At the age of 17, Mark O. of Grand Rapids, Mich., got his then 15-year old girlfriend pregnant. Taking responsibility for his actions and agreeing to provide support, he signed the birth certificate and later married the mother of his child.
His “reward” was to face charges for sexual assault and a long-term requirement that his name and photo appear on a public sex-offender registry.
Still married to the same woman and now a father of another child with her, Mark lives with the stigma. He can’t live wherever he choses, must get permission to change jobs and is barred from many professions. After a teacher did an Internet search, most of his children’s’ classmates now know that he’s a “sex offender.”
Mark isn’t alone. Across 40 states, thousands of people are listed on sex-offender registries for offenses they committed as juveniles. The practice of requiring juveniles to register as sex offenders, recently documented at length in The New Yorker magazine, presents a significant problem. Requiring sex-offender registration for juveniles is often ridiculous, wastes money and undermines the entire purpose of the juvenile justice system. Federal and state officials both should act to end it.
By design, juvenile courts are supposed to rehabilitate, rather than punish. While they have simpler procedures and accord fewer rights to defendants, the supposed trade-off is that sanctions are far less severe. Most people can’t be held for juvenile offenses beyond the age of 21 and juvenile records are almost always eligible to be sealed (the process is sometimes automatic). Even those with unsealed juvenile records rarely face barriers to voting, owning firearms, participating in government programs and working where they chose.

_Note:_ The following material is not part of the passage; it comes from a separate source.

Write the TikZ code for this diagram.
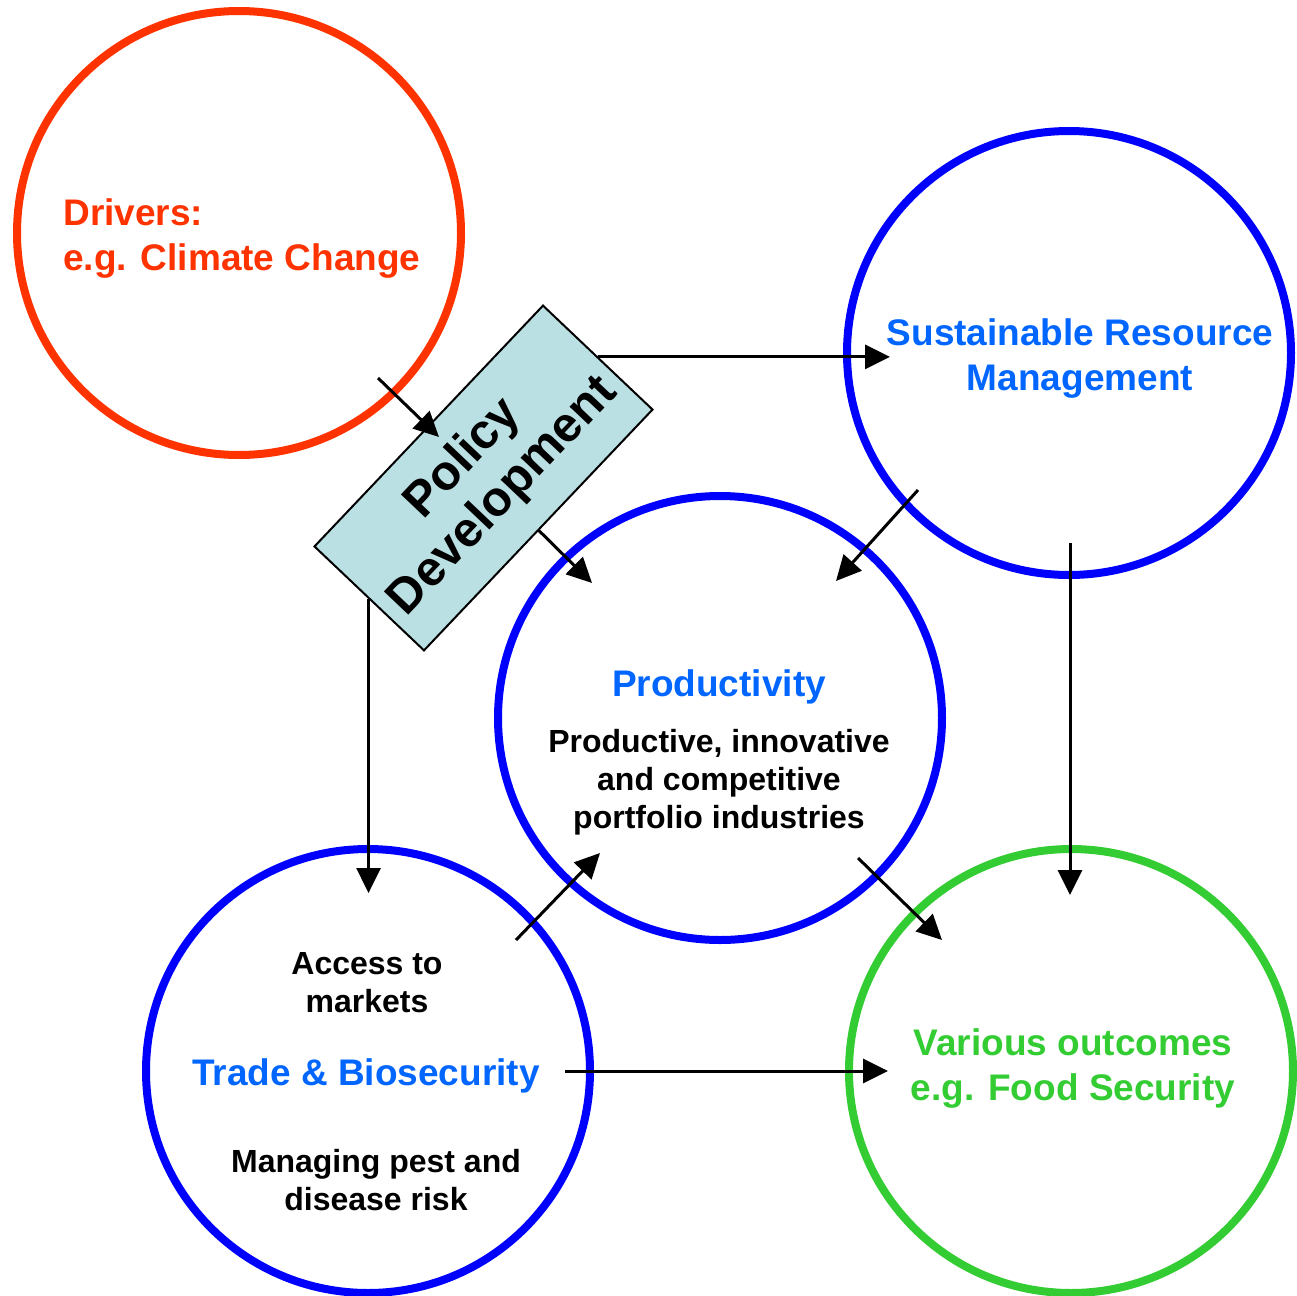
\documentclass[tikz,border=0pt]{standalone}
\usepackage{fontspec}
\setmainfont{Liberation Sans}
\usetikzlibrary{arrows.meta}
\definecolor{drvred}{HTML}{FF3300}
\definecolor{ringblue}{HTML}{0000FF}
\definecolor{txtblue}{HTML}{0066FF}
\definecolor{outgreen}{HTML}{33CC33}
\definecolor{boxfill}{HTML}{BBE0E3}
\begin{document}
\begin{tikzpicture}[x=0.5pt, y=-0.5pt,
  ring/.style={circle, draw, line width=4pt, minimum size=222pt, inner sep=0pt},
  flow/.style={-{Triangle[length=12.5pt,width=12pt]}, line width=1.5pt},
  big/.style={font=\fontsize{18.5}{22.5}\selectfont\bfseries, align=center, inner sep=0pt},
  small/.style={font=\fontsize{16}{19}\selectfont\bfseries, align=center, inner sep=0pt}]
\useasboundingbox (0,0) rectangle (1297,1296);
% circles
\node[ring, drvred] (drv) at (239,233){};
\node[ring, ringblue] (srm) at (1069,353){};
\node[ring, ringblue] (prd) at (720,718){};
\node[ring, ringblue] (trd) at (368,1071){};
\node[ring, outgreen] (out) at (1071,1071){};
% policy box
\node[draw, fill=boxfill, line width=1pt, rotate=46.5, minimum width=166pt, minimum height=75.5pt,
  inner sep=0pt, align=center, font=\fontsize{24.5}{27.5}\selectfont\bfseries] (pol) at (483.5,478){Policy\\Development};
% labels
\node[big, drvred, align=left, anchor=west] (drvtxt) at (63,239){Drivers:\\e.g. Climate Change};
\node[big, txtblue] (srmtxt) at (1080,359){Sustainable Resource\\Management};
\node[big, txtblue] (prdtxt) at (719,687){Productivity};
\node[small] (prdsub) at (719,782){Productive, innovative\\and competitive\\portfolio industries};
\node[small] (acc) at (367,983){Access to\\markets};
\node[big, txtblue] (trdtxt) at (366,1076){Trade \& Biosecurity};
\node[small] (pest) at (376,1180){Managing pest and\\disease risk};
\node[big, outgreen] (outtxt) at (1073,1069){Various outcomes\\e.g. Food Security};
% arrow ends
\coordinate (drvend) at (378,378);
\coordinate (polin) at (439,437);
\coordinate (srmin) at (pol.east -| 890,0);
\coordinate (prdin1) at (592,583);
\coordinate (srmout) at (918,490);
\coordinate (prdin2) at (836,581);
\coordinate (srmdown) at (1070,543);
\coordinate (outin1) at (1070,895);
\coordinate (trdin) at (pol.west |- 0,893);
\coordinate (trdout1) at (516,940);
\coordinate (prdin3) at (600,853);
\coordinate (prdout) at (858,858);
\coordinate (outin2) at (942,940);
\coordinate (trdout2) at (565,1071);
\coordinate (outin3) at (888,1071);
% arrows
\draw[flow] (drvend) -- (polin);
\draw[flow] (pol.east) -- (srmin);
\draw[flow] (pol.south) -- (prdin1);
\draw[flow] (srmout) -- (prdin2);
\draw[flow] (srmdown) -- (outin1);
\draw[flow] (pol.west) -- (trdin);
\draw[flow] (trdout1) -- (prdin3);
\draw[flow] (prdout) -- (outin2);
\draw[flow] (trdout2) -- (outin3);
\end{tikzpicture}
\end{document}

By contrast, sex-offender registration can last for life and the system’s restrictions can be severe.
While there’s no question that adults who prey on young children deserve severe punishment, many of the crimes committed by juveniles probably shouldn’t be crimes at all. Teen pregnancies are undesirable but it’s difficult to see why consensual relationships like Mark’s should be considered “rape.” In fact, the mere threat of rape charges almost certainly leaves a fair number of children fatherless.
Teenagers who trade naked “selfies” may deserve to lose their smartphones, but it’s absurd to charge them (as Pennsylvania and Ohio have) as “child pornographers.” And while it may well be appropriate to mandate intervention and even punishment in cases involving games of “doctor” and inappropriate touching, children involved in these activities may not even understand them. In cases where older juveniles commit violent rapes and other truly serious offenses, 49 states have procedures to try and sentence them in the adult system.
In the end, juvenile registration and notification is simply a waste. A major economic analysis conducted by my organization shows that sex-offender registration and notification for juveniles imposes costs as high as $3 billion annually, with virtually no economic benefits. We aren’t talking about adult recidivist pedophiles who pose an ongoing danger to communities. Less than one child out of 100 on the sex-offender registries reoffends. Putting children on these registries diverts resources from far more important efforts to monitor true sexual predators.
To end sex-offense registration for children would first require Congress to repeal current laws that punish states with the loss of federal grant dollars if they don’t register juveniles. The 40 states that currently have sex-offender registration for children also should change their laws and clear their registries of anyone still listed for a crime committed as a juvenile.
Taking these steps would save money, free resources to focus law enforcement on true child predators and advance the interests of justice.
Eli Lehrer is president of the R Street Institute, a free-market think tank.